RYAN: No, Norah, I voted for the Budget Control Act.
O'DONNELL: That included defense spending.
RYAN: Norah, you're mistaken.
I do not support the Obama budget. I do not support the Obama $478 billion in cuts. So, number one, that's half of the trillion we don't support. Our budget reflected that.
Number two, we passed legislation to reflect what we want as part of the Budget Control Act, which is to cut spending in other areas of government instead of the Pentagon, that bill is sitting in the Senate right now.

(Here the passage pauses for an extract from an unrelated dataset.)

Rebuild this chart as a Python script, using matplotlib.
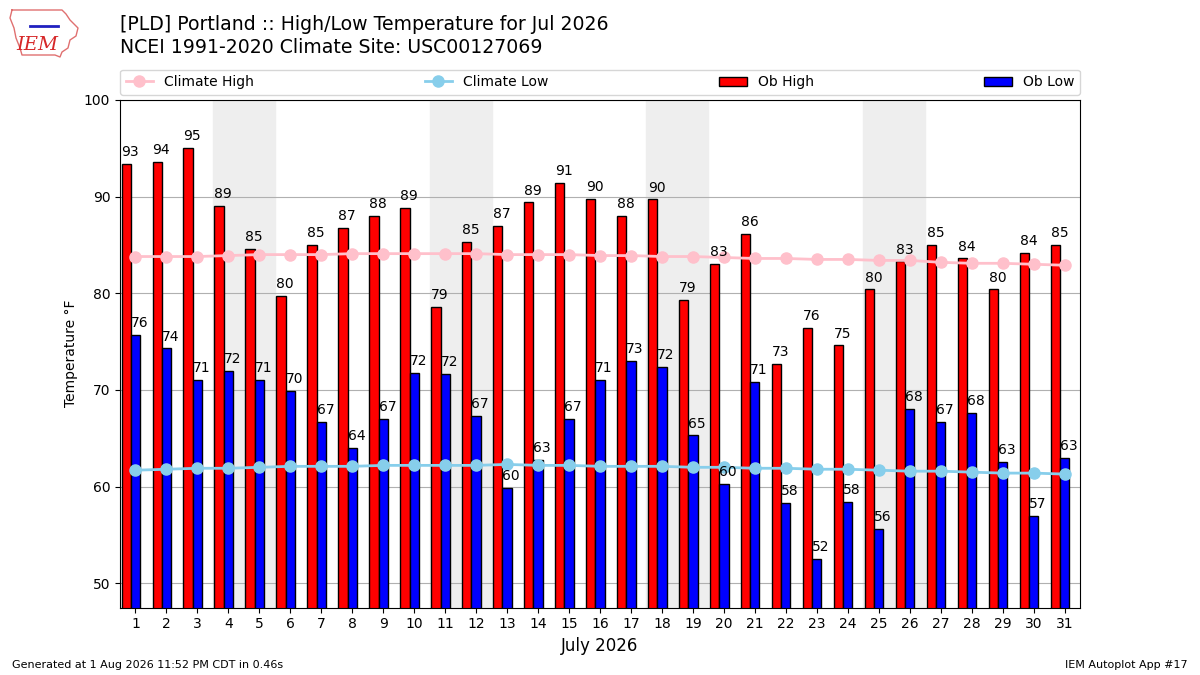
import numpy as np
import matplotlib
matplotlib.use("Agg")
import matplotlib.pyplot as plt

days = list(range(1, 32))

# observed high / low (F)
ob_high = [93.4, 93.6, 95.0, 89.0, 84.6, 79.7, 85.0, 86.8, 88.0, 88.8,
           78.6, 85.3, 87.0, 89.4, 91.4, 89.8, 88.0, 89.7, 79.3, 83.0,
           86.1, 72.7, 76.4, 74.6, 80.4, 83.3, 85.0, 83.6, 80.4, 84.2, 85.0]
ob_low = [75.7, 74.3, 71.0, 72.0, 71.0, 69.9, 66.7, 64.0, 67.0, 71.8,
          71.7, 67.3, 59.9, 62.8, 67.0, 71.0, 73.0, 72.4, 65.3, 60.3,
          70.8, 58.3, 52.5, 58.4, 55.6, 68.0, 66.7, 67.6, 62.6, 57.0, 63.0]

# NCEI 1991-2020 climatology
clim_high = [83.8, 83.8, 83.8, 83.9, 84.0, 84.0, 84.0, 84.1, 84.1, 84.1,
             84.1, 84.1, 84.0, 84.0, 84.0, 83.9, 83.9, 83.8, 83.8, 83.7,
             83.6, 83.6, 83.5, 83.5, 83.4, 83.4, 83.2, 83.1, 83.1, 83.0, 82.9]
clim_low = [61.7, 61.8, 61.9, 61.9, 62.0, 62.1, 62.1, 62.1, 62.2, 62.2,
            62.2, 62.2, 62.3, 62.2, 62.2, 62.1, 62.1, 62.1, 62.0, 62.0,
            61.9, 61.9, 61.8, 61.8, 61.7, 61.6, 61.6, 61.5, 61.4, 61.4, 61.3]

weekends = [(4, 5), (11, 12), (18, 19), (25, 26)]

x = np.array(days)

fig = plt.figure(figsize=(12, 6.75), dpi=100)
ax = fig.add_axes([0.1, 0.1, 0.8, 0.752])

for a, b in weekends:
    ax.axvspan(a - 0.5, b + 0.5, color="#eeeeee", zorder=0)

ax.bar(x - 0.3, ob_high, width=0.3, fc="r", ec="k", lw=1, label="Ob High", zorder=2)
ax.bar(x, ob_low, width=0.3, fc="b", ec="k", lw=1, label="Ob Low", zorder=2)

ax.plot(x, clim_high, color="pink", marker="o", ms=8, lw=2, label="Climate High", zorder=3)
ax.plot(x, clim_low, color="skyblue", marker="o", ms=8, lw=2, label="Climate Low", zorder=3)

for i in range(len(x)):
    ax.text(x[i] - 0.45, ob_high[i] + 0.5, "%.0f" % ob_high[i], ha="left", va="bottom",
            fontsize=10, zorder=4)
    ax.text(x[i] - 0.15, ob_low[i] + 0.5, "%.0f" % ob_low[i], ha="left", va="bottom",
            fontsize=10, zorder=4)

ax.set_xlim(0.5, 31.5)
ax.set_ylim(min(ob_low) - 5, max(ob_high) + 5)
ax.set_xticks(days)
ax.set_yticks([50, 60, 70, 80, 90, 100])
ax.yaxis.grid(True, color="#b0b0b0")
ax.set_axisbelow(True)
ax.set_ylabel("Temperature °F")
ax.set_xlabel("July 2026", fontsize=12)

# legend ordered like the original
h, l = ax.get_legend_handles_labels()
order = [l.index(n) for n in ["Climate High", "Climate Low", "Ob High", "Ob Low"]]
ax.legend([h[i] for i in order], [l[i] for i in order], loc="lower left",
          bbox_to_anchor=(0, 1.01, 1, 0.1), mode="expand", ncol=4, borderaxespad=0)

fig.text(0.1, 0.947, "[PLD] Portland :: High/Low Temperature for Jul 2026\n"
         "NCEI 1991-2020 Climate Site: USC00127069", fontsize=13.6, va="center",
         ha="left", linespacing=1.25)

# rough IEM logo: state outline plus text
outline = [(12, 10), (62, 10), (66, 14), (70, 20), (78, 28), (76, 36), (70, 40),
           (68, 48), (62, 52), (60, 57), (55, 55), (22, 55), (20, 48), (16, 38),
           (14, 28), (10, 18), (12, 10)]
fig.add_artist(plt.Line2D([p[0] / 1200 for p in outline], [1 - p[1] / 675 for p in outline],
                          color="#e07070", lw=1))
fig.add_artist(plt.Line2D([30 / 1200, 58 / 1200], [1 - 26 / 675, 1 - 26 / 675],
                          color="#2020c0", lw=2))
fig.text(0.031, 0.933, "IEM", color="#d62728", fontsize=14, family="serif", style="italic",
         ha="center", va="center")
fig.text(0.01, 0.01, "Generated at 1 Aug 2026 11:52 PM CDT in 0.46s", fontsize=8)
fig.text(0.99, 0.01, "IEM Autoplot App #17", fontsize=8, ha="right")

fig.savefig("out.png")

President Obama has done nothing to support it, to oppose it. He hasn't even shown us how he's going to implement this sequester. And if you go back and read the tape. If you go back and read Bob Woodward's book, the reason the defense cuts are in the sequester as they are, was the insistence of the Obama administration.
The Bottom Line
As this is a tour through the budgetary weeds, we are not going to award Pinocchios here. (Ryan’s referring to $1.2 trillion in spending cuts, instead of $1.2 trillion of deficit reduction, may simply be the consequence of a combative interview.)
Still, this exchange does indicate the poisoned atmosphere of Washington today. The Budget Control Act was intended to force the two sides to make consequential decisions because the consequence of failure to reach a deal would be so horrible.
But instead, it has only accentuated the blame game, with each side having their own narrative in which one team has taken only reasonable steps and their opponents have “done nothing.” Readers should not necessarily believe there is only one side to this story, no matter how complex — or simple — it may sound on television.